Air Canada managed to help me hail a shuttle to the
Maritime Museum in downtown Halifax about 60 miles away.
|
Bill Sullivan |
My driver was Bill Sullivan. A happy-go-lucky
guy with three days growth of gray stubble, a Bluetooth in his ear and a
plastic-looking wood cross around his neck.
"I left school when I was 11 to get a
job," Bill said with a blended Nova
Scotia/Boston accent.
Bill delivered telegrams on a bicycle. "We
had a uniform and everything," he
said, describing his cap, boots and high collar.
"I delivered a birthday message to an old
woman. She stood in the doorway and
said, 'Aren't you supposed to sing?'"
"Then I had to deliver a telegram with
black running down the edge. I got to the ladies home and she knew right
away." The woman said, "Ain't you supposed to ask
me if I'm alone?" Bill said he
did. "Ain't you supposed to come in
and set with me?" Bill said he did. For a while. The woman left
the telegram lying on the table unopened. "Craziest thing I'd ever seen, her eyes
welled up but she never cried one tear," he said confirming the woman's
son had been killed in the war.
Bill, 73, was great at conversation. He kept it
going. No sense in silence when it could be filled with a story.
"You familiar with the Butterbox
Babies?," he asked.
"There was a dairy that sold butter in
boxes and those boxes were the perfect size for a coffin of a child born at the Ideal
Maternity Home," Bill said about the outfit that ran in an eastern
province of Nova Scotia in the 1930s and '40s.
"That couple, the Young's, would take in
unwed mothers, charge them $500 a week and either tell them their baby had died
and then sell it, or they eventually did die because all they fed the babies was
molasses and water.
"I was one of those babies, but I was
adopted," Bill said, explaining he bounced
around to a number of foster homes, including a family in New Jersey.
"When that story about the Butterbox Babies
came out, the kids that survived
started finding each other," said Bill.
"We had a reunion recently and 120 of us showed up."
Bill confidently drove through traffic. He wore
rectangular glasses and had a
collection of sunglasses hanging from the visors
in the van.
"You into cowboy movies?" asked Bill,
not waiting for an answer. "What was Tom Mix horse's name?"
Old Westerns.
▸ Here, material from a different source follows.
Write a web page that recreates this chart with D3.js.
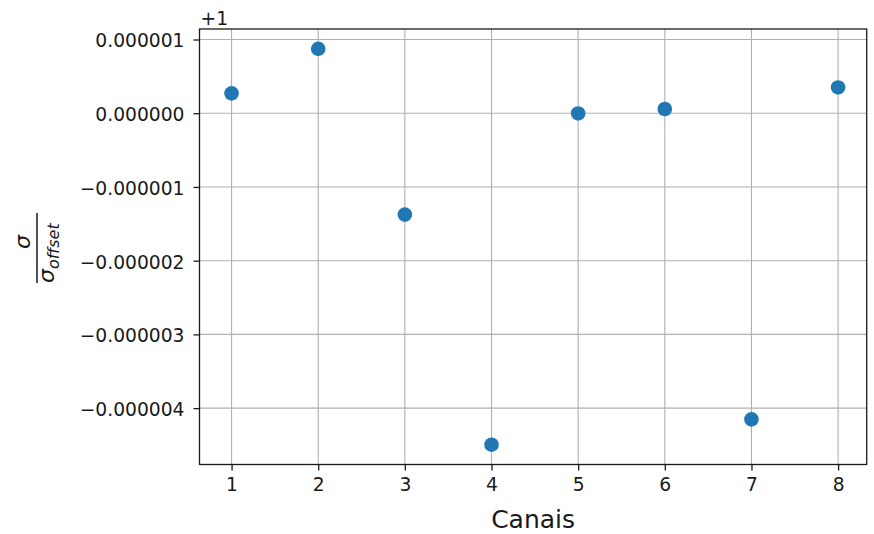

That was another one of Bill's
passions. "Tony. Tony the Wonder
Horse," he said with confidence.
"You know any cowboys?" I fumbled out
a weak guess of Ronald Reagan. Apparently he wasn't big enough to have his own
horse with a name.
"Gene Autry - now there's a cowboy. What
song was his most famous?" grilled Bill. "You sing it once a
year...."
I was about to blurt out "Happy Birthday," but Bill
couldn't wait for my incorrect answer so he started singing, "Rudolph the
red-nosed reindeer...."
He was so proud of himself, but he wasn't
smug. "Autry's horse was Champion.
How about Roy Rogers - what was his horses name?"
The cowpoke trivia continued.
"Trigger," he said quickly. I knew that one, but
just blanked - and Bill wasn't big on a 3-second
pause in conversation.
Arriving at the Maritime Museum, I knew I
definitely needed to work on my equine movie history.
Bill was a gracious driver. He helped unload my bike and was eager to
pose for a photo before hitting the dusty wagon trail again.